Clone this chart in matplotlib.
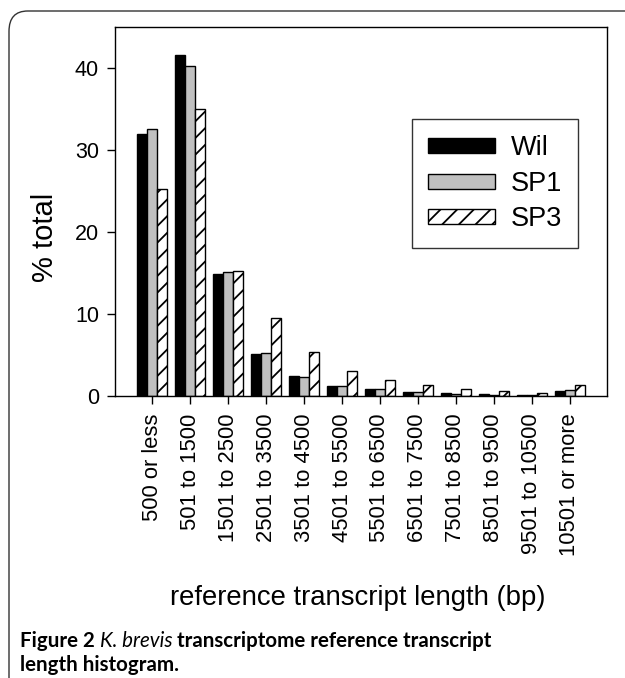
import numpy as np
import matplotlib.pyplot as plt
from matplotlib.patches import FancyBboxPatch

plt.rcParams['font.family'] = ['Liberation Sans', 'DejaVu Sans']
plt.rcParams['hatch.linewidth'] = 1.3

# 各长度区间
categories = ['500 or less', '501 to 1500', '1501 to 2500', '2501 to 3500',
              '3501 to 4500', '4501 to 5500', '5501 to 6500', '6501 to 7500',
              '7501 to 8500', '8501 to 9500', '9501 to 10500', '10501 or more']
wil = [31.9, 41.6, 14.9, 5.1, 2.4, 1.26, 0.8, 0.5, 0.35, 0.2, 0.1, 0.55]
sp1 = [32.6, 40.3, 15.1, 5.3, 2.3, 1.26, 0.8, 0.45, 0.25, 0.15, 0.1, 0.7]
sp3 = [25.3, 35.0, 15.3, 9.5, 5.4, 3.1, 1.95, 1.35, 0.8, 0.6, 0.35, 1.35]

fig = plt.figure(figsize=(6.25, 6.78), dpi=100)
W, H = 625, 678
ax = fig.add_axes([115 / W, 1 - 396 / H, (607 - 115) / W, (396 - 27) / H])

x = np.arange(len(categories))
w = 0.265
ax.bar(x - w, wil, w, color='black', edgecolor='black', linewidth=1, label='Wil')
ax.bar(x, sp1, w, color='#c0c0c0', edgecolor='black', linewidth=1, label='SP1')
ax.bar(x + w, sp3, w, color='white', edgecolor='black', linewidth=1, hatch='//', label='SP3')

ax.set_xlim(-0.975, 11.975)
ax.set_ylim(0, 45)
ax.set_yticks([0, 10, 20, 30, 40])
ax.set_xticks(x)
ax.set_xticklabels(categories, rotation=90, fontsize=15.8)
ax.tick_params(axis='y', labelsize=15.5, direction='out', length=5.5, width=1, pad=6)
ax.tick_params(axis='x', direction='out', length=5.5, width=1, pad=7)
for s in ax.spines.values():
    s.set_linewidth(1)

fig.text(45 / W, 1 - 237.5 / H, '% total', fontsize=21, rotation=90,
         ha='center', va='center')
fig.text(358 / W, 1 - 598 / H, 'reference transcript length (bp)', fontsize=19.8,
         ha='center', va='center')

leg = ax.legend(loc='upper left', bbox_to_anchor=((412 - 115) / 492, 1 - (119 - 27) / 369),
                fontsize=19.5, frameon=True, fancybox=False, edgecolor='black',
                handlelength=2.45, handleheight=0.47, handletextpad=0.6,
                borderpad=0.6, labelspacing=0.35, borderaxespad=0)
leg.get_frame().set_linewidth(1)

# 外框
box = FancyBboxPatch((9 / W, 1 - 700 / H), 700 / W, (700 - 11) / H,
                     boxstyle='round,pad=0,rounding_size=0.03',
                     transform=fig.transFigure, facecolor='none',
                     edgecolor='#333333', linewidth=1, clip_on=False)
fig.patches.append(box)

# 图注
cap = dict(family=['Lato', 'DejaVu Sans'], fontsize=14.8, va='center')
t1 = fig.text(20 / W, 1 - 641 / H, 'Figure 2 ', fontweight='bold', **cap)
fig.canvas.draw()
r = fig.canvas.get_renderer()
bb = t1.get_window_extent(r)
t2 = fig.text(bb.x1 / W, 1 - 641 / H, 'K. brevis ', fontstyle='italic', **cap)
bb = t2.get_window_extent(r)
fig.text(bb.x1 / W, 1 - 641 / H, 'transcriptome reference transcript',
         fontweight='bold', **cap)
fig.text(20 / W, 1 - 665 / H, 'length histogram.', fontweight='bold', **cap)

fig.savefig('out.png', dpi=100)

The request:
From start to finish, output the listing exactly, but omit its pictures.

Complete output:
Clone this chart in matplotlib.
import numpy as np
import matplotlib.pyplot as plt
from matplotlib.patches import FancyBboxPatch

plt.rcParams['font.family'] = ['Liberation Sans', 'DejaVu Sans']
plt.rcParams['hatch.linewidth'] = 1.3

# 各长度区间
categories = ['500 or less', '501 to 1500', '1501 to 2500', '2501 to 3500',
              '3501 to 4500', '4501 to 5500', '5501 to 6500', '6501 to 7500',
              '7501 to 8500', '8501 to 9500', '9501 to 10500', '10501 or more']
wil = [31.9, 41.6, 14.9, 5.1, 2.4, 1.26, 0.8, 0.5, 0.35, 0.2, 0.1, 0.55]
sp1 = [32.6, 40.3, 15.1, 5.3, 2.3, 1.26, 0.8, 0.45, 0.25, 0.15, 0.1, 0.7]
sp3 = [25.3, 35.0, 15.3, 9.5, 5.4, 3.1, 1.95, 1.35, 0.8, 0.6, 0.35, 1.35]

fig = plt.figure(figsize=(6.25, 6.78), dpi=100)
W, H = 625, 678
ax = fig.add_axes([115 / W, 1 - 396 / H, (607 - 115) / W, (396 - 27) / H])

x = np.arange(len(categories))
w = 0.265
ax.bar(x - w, wil, w, color='black', edgecolor='black', linewidth=1, label='Wil')
ax.bar(x, sp1, w, color='#c0c0c0', edgecolor='black', linewidth=1, label='SP1')
ax.bar(x + w, sp3, w, color='white', edgecolor='black', linewidth=1, hatch='//', label='SP3')

ax.set_xlim(-0.975, 11.975)
ax.set_ylim(0, 45)
ax.set_yticks([0, 10, 20, 30, 40])
ax.set_xticks(x)
ax.set_xticklabels(categories, rotation=90, fontsize=15.8)
ax.tick_params(axis='y', labelsize=15.5, direction='out', length=5.5, width=1, pad=6)
ax.tick_params(axis='x', direction='out', length=5.5, width=1, pad=7)
for s in ax.spines.values():
    s.set_linewidth(1)

fig.text(45 / W, 1 - 237.5 / H, '% total', fontsize=21, rotation=90,
         ha='center', va='center')
fig.text(358 / W, 1 - 598 / H, 'reference transcript length (bp)', fontsize=19.8,
         ha='center', va='center')

leg = ax.legend(loc='upper left', bbox_to_anchor=((412 - 115) / 492, 1 - (119 - 27) / 369),
                fontsize=19.5, frameon=True, fancybox=False, edgecolor='black',
                handlelength=2.45, handleheight=0.47, handletextpad=0.6,
                borderpad=0.6, labelspacing=0.35, borderaxespad=0)
leg.get_frame().set_linewidth(1)

# 外框
box = FancyBboxPatch((9 / W, 1 - 700 / H), 700 / W, (700 - 11) / H,
                     boxstyle='round,pad=0,rounding_size=0.03',
                     transform=fig.transFigure, facecolor='none',
                     edgecolor='#333333', linewidth=1, clip_on=False)
fig.patches.append(box)

# 图注
cap = dict(family=['Lato', 'DejaVu Sans'], fontsize=14.8, va='center')
t1 = fig.text(20 / W, 1 - 641 / H, 'Figure 2 ', fontweight='bold', **cap)
fig.canvas.draw()
r = fig.canvas.get_renderer()
bb = t1.get_window_extent(r)
t2 = fig.text(bb.x1 / W, 1 - 641 / H, 'K. brevis ', fontstyle='italic', **cap)
bb = t2.get_window_extent(r)
fig.text(bb.x1 / W, 1 - 641 / H, 'transcriptome reference transcript',
         fontweight='bold', **cap)
fig.text(20 / W, 1 - 665 / H, 'length histogram.', fontweight='bold', **cap)

fig.savefig('out.png', dpi=100)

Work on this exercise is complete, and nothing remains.